2010 Faculty Research

Articles by College of Music faculty appeared in more than a dozen peer-reviewed journals in 2010-11 and ranged from studies of the role of meter in nineteenth-century French and German art song, aesthetics and ideology in Prokofiev, and the rhetoric of jazz history textbooks to the professional development of music teachers and the learning strategies of piano students with Asperger’s Syndrome. Chapters in books included MSU faculty research on the role of working memory in pitch processing and teaching music through band performance.

Leigh VanHandel, associate professor of music theory and area chair, has created an online music fundamentals teaching platform in partnership with MSU’s Virtual University Design and Technology group. The platform features an innovative assessment tool that measures students’ mastery of basic musical skills. Her research interests include the relationship between music and language, computer-assisted music research, music perception and cognition, and how music cognition affects music theory pedagogy. The program, currently titled Music Fundamentals Platform, is complete and was purchased by Oxford University Press, and will be released Fall 2013 for use in conjunction with OUP's music theory textbooks.

Ricardo Lorenz, associate professor of composition, was a 2010 fellow at the MacDowell Colony, the oldest and most prestigious artist residency program in the United States, where he completed a new concerto for viola and orchestra inspired by the songs of the late Chilean singer-songwriter Victor Jara.

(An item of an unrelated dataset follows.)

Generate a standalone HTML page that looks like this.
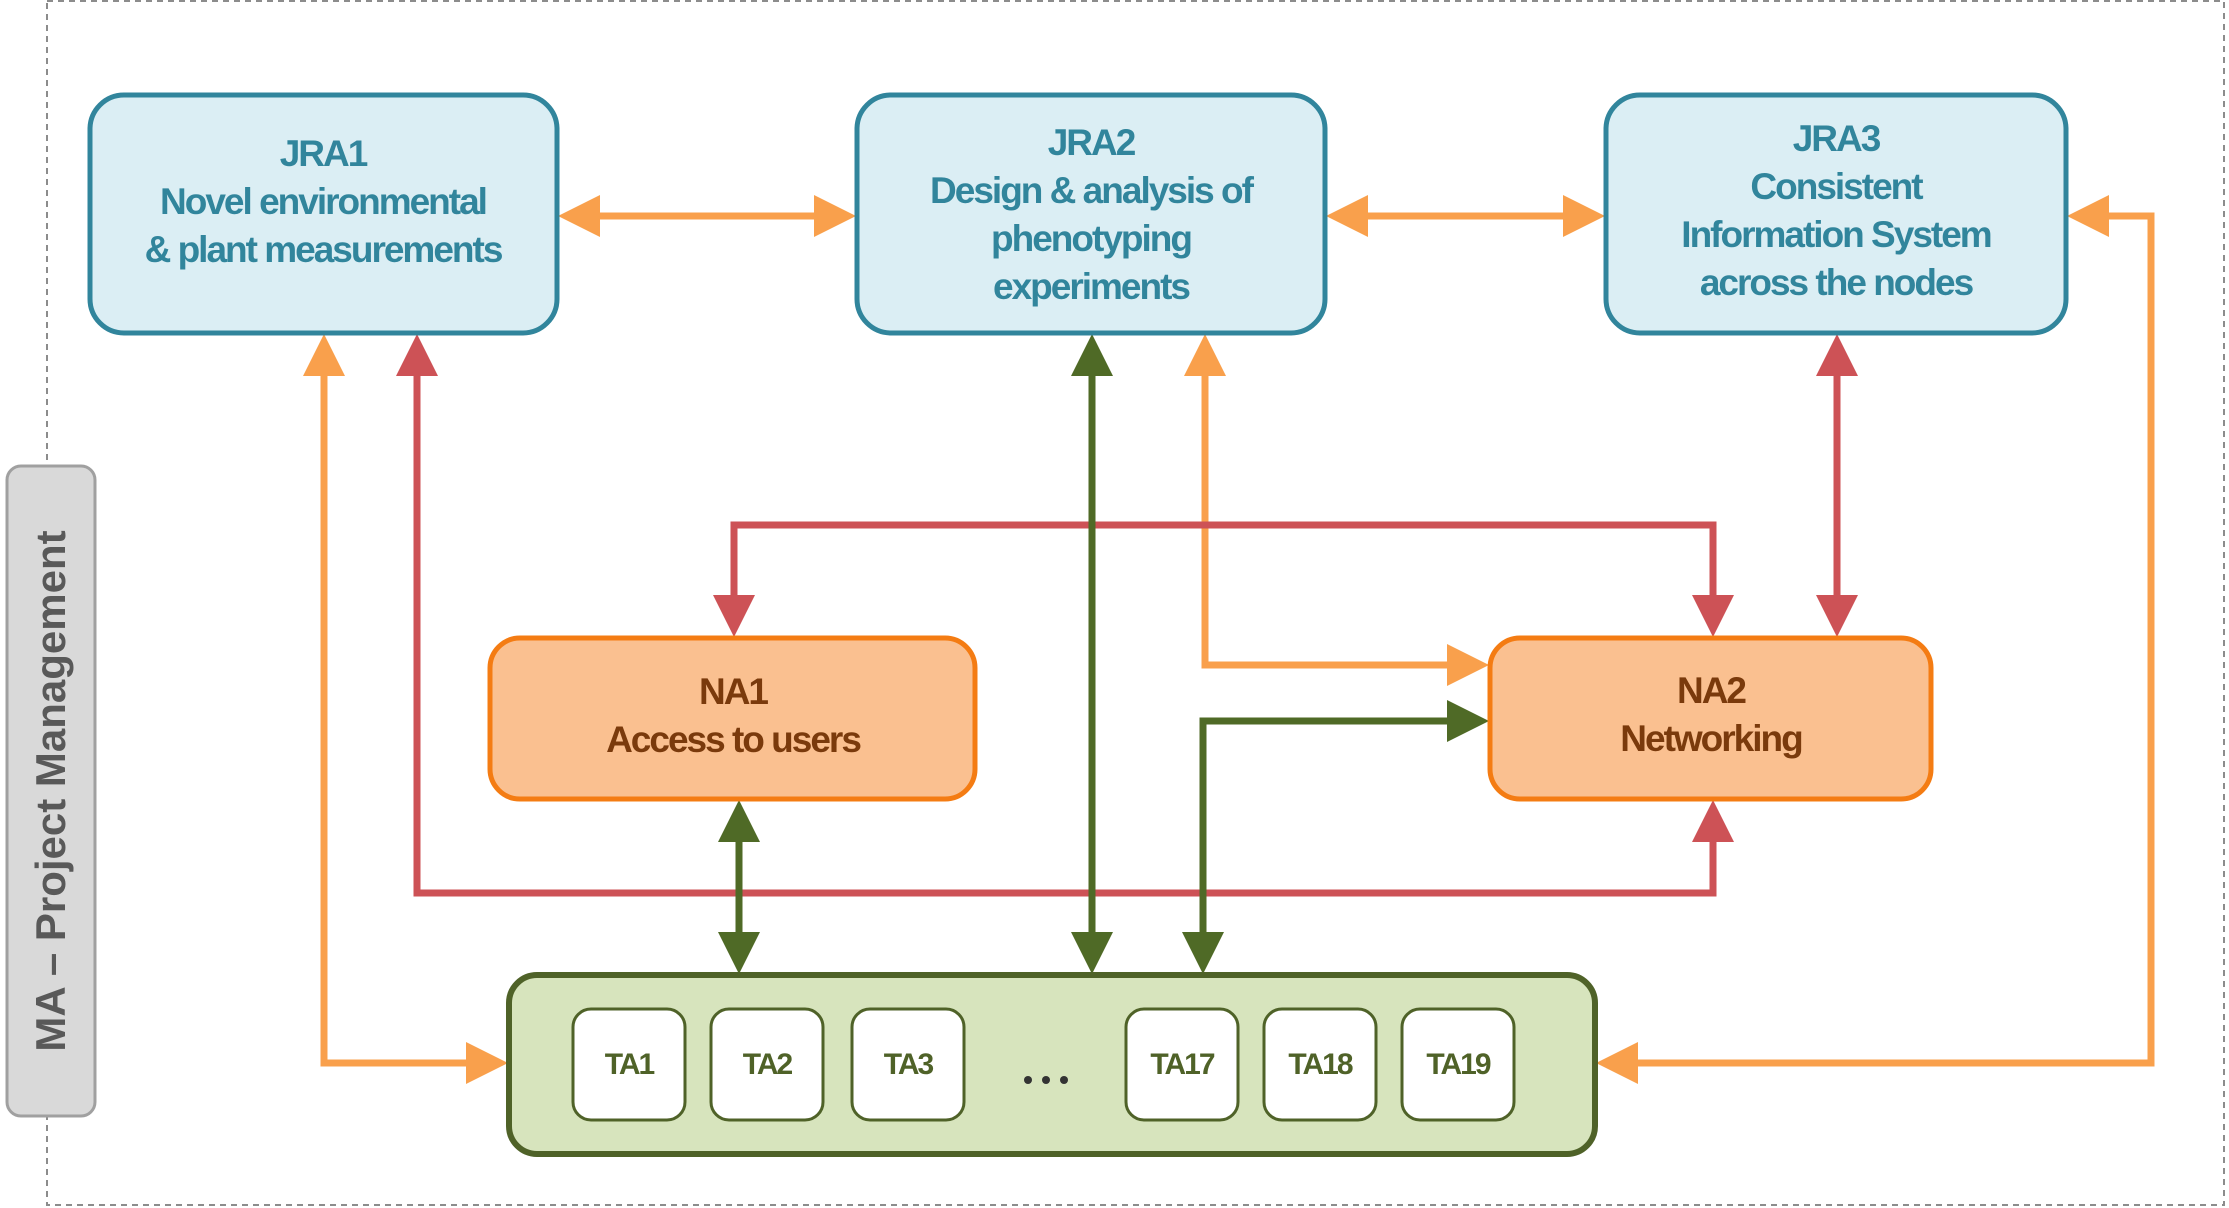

This piece had its world premiere at MSU last fall with guest artist Roberto Diaz, president and CEO of the Curtis Institute of Music and former principal violist of the Philadelphia Orchestra.

Michael Largey, professor of ethnomusicology, recently published the definitive study of Haitians in Michigan with the MSU Press. This book chronicles the challenges facing Haitian immigrants and their U.S.-born children as they seek to maintain their cultural identity in the United States. Professor Largey has studied the musical traditions of Haiti for more than two decades. His previous book, Vodou Nation, was a critically acclaimed study of Haitian art music and the role it has played in shaping the politics of that island nation.